The Sin of Silence: Why Families Must Exhort One Another Daily
Hebrews 10:24 commands us to "exhort one another daily," yet many Christian families maintain what Joseph S. Exell termed a "strange silence" about matters of the soul. This restraint among husband and wife, parent and child, brother and sister constitutes a breach of God's express command and produces four devastating consequences.
First, such silence betrays shame in Christ and His words. When professing Christians can discuss every worldly subject freely yet fall silent on faith, their children detect the contradiction. Second, families forfeit immeasurable spiritual benefits—daily consolation, instruction, warning, encouragement, direction—that only intimate domestic life affords. Third, this reticence creates a stumbling block for children. They ask silently: Is heaven real? Is Christ truly beloved? Is the soul imperishable? Parental silence answers these questions through absence.

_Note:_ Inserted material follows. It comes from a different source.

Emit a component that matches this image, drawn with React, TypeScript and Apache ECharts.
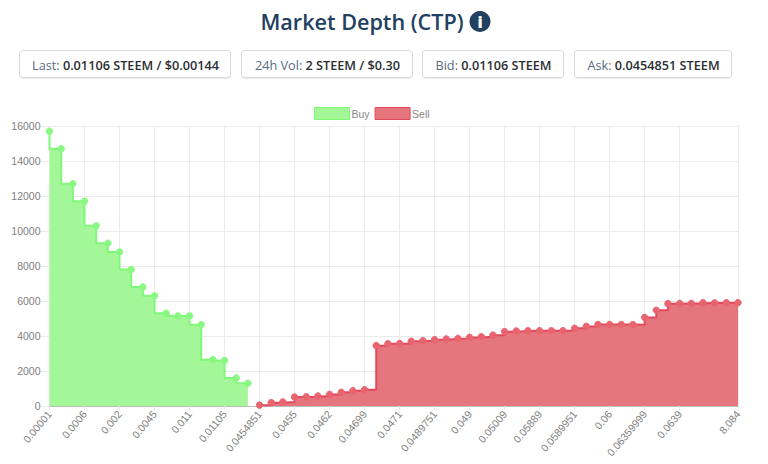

Exell identified the root causes: many professing Christian relatives remain unregenerate, unable to commend Christ because they have never embraced Him. Their treasure and god is the world, not Yahweh. More painfully, inconsistent Christian living forbids honest speech. Professing godliness while ordering lives carelessly makes testimony feel hypocritical. The remedy demands that families recover courage—speaking of Christ's love and law meta (with) authentic obedience preceding their words.